Your task is to print exactly the lines from the line that contains "Clone this chart" through the line that contains "const yTickStep = 5;", with pictures left out.
* START Data section *
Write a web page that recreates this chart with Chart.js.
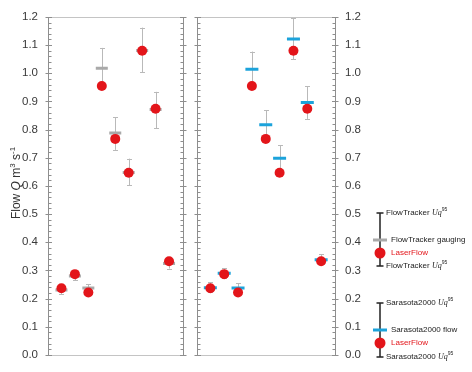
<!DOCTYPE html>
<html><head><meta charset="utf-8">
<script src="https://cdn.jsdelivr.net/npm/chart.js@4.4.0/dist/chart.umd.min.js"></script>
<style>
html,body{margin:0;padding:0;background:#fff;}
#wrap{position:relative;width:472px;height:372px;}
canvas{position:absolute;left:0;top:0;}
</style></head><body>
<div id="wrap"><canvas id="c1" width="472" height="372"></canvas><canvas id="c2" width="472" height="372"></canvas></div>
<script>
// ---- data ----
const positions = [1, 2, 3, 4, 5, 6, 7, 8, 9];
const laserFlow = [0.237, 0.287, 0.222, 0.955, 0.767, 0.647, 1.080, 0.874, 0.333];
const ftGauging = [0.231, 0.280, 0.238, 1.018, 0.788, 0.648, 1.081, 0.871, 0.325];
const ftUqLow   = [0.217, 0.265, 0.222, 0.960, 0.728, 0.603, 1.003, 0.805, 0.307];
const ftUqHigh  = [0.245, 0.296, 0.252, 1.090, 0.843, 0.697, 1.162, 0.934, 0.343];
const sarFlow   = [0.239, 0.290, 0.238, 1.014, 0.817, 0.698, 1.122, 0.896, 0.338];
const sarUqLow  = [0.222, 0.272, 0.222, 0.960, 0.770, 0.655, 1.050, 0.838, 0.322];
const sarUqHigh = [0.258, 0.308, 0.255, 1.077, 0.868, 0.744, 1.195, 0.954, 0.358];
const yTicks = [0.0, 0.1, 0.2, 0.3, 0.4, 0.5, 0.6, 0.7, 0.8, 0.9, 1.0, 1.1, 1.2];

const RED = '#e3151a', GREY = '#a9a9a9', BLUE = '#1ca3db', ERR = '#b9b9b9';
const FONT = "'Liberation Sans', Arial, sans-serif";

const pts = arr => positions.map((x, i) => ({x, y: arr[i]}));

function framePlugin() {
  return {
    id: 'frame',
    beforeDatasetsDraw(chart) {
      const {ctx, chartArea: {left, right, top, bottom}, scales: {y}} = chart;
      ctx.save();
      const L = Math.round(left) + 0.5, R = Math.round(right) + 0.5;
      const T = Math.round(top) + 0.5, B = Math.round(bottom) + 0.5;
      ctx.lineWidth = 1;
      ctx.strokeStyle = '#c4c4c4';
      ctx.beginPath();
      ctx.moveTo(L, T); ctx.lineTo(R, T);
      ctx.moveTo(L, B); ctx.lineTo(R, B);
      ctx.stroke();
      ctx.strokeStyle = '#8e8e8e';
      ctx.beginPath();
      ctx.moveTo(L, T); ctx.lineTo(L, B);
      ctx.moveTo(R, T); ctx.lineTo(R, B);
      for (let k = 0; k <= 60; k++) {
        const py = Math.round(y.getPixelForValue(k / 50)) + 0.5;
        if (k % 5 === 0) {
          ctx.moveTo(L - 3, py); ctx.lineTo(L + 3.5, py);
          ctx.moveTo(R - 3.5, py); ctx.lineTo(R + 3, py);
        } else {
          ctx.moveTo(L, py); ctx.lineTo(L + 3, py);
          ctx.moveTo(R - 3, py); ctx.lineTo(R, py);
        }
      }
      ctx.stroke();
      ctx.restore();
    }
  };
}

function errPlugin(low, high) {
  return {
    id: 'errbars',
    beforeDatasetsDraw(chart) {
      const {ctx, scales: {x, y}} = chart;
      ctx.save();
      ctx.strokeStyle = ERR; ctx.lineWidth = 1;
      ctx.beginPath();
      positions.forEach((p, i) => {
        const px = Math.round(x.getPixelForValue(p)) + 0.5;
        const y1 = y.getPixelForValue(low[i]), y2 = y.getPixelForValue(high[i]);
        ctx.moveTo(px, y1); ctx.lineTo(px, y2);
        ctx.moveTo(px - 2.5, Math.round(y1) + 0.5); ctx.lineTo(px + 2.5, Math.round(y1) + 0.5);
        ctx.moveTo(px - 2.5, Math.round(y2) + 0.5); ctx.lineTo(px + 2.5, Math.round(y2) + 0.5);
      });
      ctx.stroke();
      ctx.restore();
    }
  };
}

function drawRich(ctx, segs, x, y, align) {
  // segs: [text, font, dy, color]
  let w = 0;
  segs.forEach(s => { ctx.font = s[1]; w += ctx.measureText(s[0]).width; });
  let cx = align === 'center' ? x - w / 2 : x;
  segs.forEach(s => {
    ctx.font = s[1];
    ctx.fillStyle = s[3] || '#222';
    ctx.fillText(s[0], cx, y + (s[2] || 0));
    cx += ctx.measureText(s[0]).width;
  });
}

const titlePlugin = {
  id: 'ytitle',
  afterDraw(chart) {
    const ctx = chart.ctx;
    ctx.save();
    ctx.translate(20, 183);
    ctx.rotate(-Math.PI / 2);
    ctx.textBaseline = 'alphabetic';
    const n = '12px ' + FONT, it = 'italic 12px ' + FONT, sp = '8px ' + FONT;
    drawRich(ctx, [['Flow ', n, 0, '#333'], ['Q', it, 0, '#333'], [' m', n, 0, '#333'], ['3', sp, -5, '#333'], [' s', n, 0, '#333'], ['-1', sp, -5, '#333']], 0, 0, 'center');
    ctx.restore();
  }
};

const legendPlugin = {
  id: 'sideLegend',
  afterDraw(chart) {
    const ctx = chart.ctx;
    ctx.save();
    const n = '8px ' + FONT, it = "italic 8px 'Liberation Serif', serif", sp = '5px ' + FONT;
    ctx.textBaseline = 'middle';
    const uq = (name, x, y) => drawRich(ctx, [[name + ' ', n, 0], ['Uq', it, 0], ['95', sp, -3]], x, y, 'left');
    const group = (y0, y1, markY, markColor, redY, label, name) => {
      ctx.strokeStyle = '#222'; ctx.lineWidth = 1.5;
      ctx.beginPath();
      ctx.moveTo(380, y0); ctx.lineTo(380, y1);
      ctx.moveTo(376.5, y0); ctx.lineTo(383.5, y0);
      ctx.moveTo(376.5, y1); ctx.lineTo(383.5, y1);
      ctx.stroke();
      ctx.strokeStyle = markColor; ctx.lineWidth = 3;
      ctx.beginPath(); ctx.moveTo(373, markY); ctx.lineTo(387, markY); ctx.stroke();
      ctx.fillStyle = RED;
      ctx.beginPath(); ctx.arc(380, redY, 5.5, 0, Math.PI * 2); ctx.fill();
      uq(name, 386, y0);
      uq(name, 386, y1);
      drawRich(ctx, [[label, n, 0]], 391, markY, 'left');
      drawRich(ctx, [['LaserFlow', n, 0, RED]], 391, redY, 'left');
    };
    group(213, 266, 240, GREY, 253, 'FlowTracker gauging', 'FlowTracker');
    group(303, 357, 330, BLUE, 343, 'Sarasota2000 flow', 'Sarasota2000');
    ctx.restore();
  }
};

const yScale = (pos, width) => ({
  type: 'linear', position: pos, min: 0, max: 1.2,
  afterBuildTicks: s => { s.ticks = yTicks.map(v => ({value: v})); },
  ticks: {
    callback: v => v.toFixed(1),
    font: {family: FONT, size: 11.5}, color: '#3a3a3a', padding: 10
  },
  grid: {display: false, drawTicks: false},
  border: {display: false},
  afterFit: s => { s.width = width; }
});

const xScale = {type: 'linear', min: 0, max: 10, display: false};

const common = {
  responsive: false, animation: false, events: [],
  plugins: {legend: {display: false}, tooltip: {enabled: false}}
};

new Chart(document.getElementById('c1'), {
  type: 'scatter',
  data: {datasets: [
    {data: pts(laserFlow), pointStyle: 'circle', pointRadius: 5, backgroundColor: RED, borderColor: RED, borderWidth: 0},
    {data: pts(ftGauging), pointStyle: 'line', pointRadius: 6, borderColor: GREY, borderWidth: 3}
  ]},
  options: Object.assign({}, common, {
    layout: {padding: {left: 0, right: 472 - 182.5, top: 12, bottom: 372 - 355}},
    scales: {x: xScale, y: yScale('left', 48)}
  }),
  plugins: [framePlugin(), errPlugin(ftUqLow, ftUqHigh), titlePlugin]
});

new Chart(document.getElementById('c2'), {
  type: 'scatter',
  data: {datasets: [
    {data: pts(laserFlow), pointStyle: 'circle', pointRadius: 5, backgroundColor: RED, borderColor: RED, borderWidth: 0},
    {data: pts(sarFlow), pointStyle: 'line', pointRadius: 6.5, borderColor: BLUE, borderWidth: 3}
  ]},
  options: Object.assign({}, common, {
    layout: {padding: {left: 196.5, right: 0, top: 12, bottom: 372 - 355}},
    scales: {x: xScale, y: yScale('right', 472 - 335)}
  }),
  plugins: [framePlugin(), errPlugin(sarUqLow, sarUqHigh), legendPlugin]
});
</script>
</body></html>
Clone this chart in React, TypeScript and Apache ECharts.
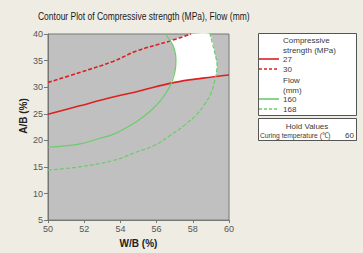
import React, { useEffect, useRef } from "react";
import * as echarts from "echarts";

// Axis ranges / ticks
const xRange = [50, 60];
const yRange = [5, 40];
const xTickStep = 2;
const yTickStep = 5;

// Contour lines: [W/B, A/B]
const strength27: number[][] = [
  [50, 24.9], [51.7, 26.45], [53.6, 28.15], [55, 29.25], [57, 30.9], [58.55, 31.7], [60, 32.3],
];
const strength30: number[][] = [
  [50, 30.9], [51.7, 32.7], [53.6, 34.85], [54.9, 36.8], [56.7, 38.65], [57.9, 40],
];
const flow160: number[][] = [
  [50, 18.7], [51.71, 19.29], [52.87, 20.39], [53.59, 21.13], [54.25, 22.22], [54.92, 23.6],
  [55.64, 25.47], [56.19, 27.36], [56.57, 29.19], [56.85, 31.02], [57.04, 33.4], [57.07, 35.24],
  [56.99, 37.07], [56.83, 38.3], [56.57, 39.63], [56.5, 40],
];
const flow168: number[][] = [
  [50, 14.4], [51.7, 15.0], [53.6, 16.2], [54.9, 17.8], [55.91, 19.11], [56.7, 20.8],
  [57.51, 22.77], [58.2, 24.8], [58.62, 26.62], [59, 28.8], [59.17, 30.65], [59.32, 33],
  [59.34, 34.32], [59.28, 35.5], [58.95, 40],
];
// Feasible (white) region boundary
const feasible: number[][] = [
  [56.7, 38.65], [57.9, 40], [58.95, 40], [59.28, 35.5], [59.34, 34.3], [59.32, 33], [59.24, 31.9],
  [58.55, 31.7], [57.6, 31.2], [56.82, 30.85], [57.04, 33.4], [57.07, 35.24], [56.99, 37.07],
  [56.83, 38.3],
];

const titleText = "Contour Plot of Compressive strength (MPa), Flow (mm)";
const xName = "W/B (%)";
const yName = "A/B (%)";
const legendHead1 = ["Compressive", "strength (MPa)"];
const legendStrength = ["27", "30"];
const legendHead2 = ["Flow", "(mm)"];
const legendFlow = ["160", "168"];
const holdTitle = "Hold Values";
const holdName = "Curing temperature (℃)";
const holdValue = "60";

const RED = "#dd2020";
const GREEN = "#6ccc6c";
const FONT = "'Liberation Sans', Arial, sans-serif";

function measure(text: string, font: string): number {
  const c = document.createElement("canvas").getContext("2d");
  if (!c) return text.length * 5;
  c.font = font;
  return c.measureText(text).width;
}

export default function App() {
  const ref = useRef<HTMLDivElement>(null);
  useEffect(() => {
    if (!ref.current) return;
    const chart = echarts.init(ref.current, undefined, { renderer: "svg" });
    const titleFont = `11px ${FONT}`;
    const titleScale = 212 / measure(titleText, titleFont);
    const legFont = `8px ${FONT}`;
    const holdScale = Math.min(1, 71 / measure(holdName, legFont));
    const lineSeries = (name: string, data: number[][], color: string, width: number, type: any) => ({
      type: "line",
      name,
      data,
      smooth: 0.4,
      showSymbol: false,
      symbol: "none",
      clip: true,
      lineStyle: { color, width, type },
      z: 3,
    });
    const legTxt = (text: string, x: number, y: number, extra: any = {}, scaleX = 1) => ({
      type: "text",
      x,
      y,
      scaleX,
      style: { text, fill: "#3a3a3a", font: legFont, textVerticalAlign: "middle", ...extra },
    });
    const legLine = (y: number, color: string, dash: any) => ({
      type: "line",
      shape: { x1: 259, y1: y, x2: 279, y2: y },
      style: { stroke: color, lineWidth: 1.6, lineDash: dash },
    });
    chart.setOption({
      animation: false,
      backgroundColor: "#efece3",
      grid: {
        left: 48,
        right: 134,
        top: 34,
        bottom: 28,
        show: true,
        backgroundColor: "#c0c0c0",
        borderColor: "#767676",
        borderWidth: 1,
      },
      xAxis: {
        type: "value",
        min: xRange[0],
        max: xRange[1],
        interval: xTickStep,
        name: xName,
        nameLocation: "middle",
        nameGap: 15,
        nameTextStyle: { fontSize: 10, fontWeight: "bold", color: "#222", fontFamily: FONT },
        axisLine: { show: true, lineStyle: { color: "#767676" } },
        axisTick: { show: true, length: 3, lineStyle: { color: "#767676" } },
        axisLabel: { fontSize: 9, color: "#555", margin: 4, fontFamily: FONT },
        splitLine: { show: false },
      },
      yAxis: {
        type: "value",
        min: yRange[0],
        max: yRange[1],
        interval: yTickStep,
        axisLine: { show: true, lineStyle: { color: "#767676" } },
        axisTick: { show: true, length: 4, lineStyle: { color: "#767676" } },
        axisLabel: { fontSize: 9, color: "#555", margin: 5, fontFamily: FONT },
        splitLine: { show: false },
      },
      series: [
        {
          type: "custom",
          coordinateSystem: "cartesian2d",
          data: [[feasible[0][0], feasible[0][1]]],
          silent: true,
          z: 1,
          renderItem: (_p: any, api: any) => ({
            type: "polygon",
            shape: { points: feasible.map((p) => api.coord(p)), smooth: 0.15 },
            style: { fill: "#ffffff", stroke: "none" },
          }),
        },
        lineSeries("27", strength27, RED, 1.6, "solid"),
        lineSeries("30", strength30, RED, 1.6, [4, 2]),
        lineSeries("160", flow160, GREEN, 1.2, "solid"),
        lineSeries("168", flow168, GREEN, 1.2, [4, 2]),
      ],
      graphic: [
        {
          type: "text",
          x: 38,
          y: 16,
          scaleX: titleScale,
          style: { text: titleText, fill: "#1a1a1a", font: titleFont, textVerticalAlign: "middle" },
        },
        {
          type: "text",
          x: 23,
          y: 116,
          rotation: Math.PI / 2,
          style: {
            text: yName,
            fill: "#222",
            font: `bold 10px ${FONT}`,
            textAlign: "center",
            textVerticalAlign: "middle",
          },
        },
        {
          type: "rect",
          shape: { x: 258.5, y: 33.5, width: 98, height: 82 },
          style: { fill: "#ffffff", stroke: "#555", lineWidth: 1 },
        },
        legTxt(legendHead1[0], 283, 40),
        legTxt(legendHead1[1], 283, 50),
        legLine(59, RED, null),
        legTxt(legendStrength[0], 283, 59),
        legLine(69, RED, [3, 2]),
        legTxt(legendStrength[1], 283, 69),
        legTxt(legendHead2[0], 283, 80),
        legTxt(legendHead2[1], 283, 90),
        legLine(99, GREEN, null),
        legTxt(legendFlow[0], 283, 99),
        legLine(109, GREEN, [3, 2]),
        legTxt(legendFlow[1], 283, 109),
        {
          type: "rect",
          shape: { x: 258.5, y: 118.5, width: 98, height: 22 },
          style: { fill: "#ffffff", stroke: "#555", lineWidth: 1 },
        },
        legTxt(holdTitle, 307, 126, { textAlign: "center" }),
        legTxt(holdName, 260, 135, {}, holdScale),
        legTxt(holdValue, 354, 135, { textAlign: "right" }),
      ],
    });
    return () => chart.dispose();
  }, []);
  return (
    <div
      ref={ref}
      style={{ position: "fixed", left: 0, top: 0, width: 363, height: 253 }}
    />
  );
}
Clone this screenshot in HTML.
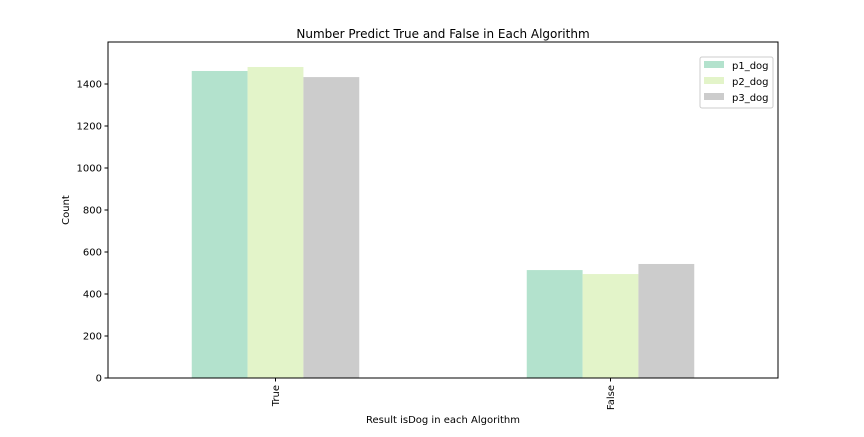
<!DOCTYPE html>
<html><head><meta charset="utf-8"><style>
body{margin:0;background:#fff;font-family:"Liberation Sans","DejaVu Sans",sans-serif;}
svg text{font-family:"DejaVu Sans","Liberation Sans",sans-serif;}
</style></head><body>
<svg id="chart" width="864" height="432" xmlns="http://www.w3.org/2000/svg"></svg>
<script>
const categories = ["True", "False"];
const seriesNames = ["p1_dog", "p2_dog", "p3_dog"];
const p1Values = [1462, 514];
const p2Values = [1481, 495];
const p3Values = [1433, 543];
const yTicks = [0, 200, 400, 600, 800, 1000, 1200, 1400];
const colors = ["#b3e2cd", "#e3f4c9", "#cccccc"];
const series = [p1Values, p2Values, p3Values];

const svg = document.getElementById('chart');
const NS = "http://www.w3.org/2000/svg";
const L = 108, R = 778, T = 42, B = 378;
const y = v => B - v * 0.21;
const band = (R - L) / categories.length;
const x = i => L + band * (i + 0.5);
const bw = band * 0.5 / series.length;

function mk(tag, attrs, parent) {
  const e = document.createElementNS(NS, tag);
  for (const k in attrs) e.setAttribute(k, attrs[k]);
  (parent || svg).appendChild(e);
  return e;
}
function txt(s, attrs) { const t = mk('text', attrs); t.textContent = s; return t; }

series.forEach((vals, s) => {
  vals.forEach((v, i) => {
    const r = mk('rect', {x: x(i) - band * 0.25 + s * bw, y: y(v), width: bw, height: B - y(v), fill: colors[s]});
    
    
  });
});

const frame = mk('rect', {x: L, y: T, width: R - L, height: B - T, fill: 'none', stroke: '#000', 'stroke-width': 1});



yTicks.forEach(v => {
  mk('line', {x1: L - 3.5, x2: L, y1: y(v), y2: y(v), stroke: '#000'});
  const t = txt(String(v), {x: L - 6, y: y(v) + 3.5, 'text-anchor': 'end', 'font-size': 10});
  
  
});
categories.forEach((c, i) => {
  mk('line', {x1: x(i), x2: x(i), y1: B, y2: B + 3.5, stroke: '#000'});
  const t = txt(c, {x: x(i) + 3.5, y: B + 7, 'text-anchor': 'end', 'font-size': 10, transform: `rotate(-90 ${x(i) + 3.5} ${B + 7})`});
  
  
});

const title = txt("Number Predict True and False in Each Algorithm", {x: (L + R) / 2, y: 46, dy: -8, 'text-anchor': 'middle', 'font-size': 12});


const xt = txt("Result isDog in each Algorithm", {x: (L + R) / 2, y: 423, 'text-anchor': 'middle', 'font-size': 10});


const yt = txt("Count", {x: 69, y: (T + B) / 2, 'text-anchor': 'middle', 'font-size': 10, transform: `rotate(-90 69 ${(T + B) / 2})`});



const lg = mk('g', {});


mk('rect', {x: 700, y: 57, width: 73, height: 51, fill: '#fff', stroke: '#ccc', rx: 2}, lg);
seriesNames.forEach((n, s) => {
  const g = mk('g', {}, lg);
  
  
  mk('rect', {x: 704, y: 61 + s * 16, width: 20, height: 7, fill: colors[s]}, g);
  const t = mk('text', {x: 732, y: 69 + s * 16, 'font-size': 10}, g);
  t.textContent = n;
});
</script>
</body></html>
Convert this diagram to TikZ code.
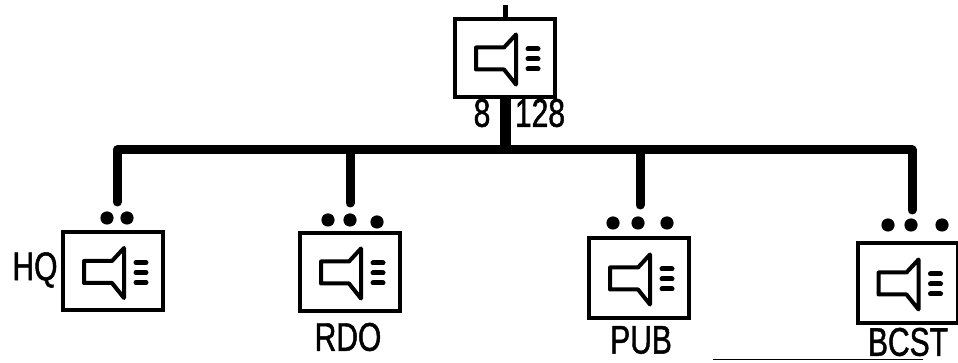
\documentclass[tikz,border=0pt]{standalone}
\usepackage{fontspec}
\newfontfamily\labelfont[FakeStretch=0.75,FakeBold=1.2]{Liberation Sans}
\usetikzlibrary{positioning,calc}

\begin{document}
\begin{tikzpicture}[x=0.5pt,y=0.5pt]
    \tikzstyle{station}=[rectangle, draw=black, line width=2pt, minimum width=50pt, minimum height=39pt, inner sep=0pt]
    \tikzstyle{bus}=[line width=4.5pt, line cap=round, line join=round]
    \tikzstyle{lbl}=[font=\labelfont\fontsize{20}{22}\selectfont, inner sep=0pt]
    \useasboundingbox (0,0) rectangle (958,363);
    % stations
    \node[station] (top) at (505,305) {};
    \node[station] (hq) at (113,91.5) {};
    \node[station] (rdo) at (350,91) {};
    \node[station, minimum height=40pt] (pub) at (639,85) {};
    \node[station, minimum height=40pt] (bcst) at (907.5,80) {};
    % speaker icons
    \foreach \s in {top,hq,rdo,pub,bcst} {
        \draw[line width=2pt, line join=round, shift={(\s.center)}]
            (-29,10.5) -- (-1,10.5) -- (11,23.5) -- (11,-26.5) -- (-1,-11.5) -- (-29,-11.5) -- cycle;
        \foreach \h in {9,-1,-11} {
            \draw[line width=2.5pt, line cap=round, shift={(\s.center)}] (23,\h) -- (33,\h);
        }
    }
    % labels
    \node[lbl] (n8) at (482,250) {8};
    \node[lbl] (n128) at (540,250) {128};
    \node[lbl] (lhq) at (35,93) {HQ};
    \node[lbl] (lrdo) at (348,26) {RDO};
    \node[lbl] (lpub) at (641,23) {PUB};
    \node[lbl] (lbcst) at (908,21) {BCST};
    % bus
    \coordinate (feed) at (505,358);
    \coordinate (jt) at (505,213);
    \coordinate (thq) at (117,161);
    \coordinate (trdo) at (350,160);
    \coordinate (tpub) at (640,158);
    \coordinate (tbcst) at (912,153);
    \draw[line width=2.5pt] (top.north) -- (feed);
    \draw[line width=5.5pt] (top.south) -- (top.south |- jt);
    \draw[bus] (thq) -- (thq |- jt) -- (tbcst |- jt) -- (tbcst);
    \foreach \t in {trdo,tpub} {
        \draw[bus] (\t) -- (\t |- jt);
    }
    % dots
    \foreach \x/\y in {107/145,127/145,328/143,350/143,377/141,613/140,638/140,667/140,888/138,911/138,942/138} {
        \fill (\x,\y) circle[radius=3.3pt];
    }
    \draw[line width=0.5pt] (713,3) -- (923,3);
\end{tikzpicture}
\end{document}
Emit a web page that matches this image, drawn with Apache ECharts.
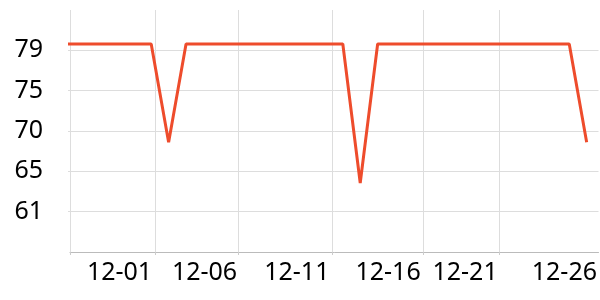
* END Data section *
* Final result:
Clone this chart in React, TypeScript and Apache ECharts.
import React, { useEffect, useRef } from "react";
import * as echarts from "echarts";

// Axis ranges / ticks
const xRange = [50, 60];
const yRange = [5, 40];
const xTickStep = 2;
const yTickStep = 5;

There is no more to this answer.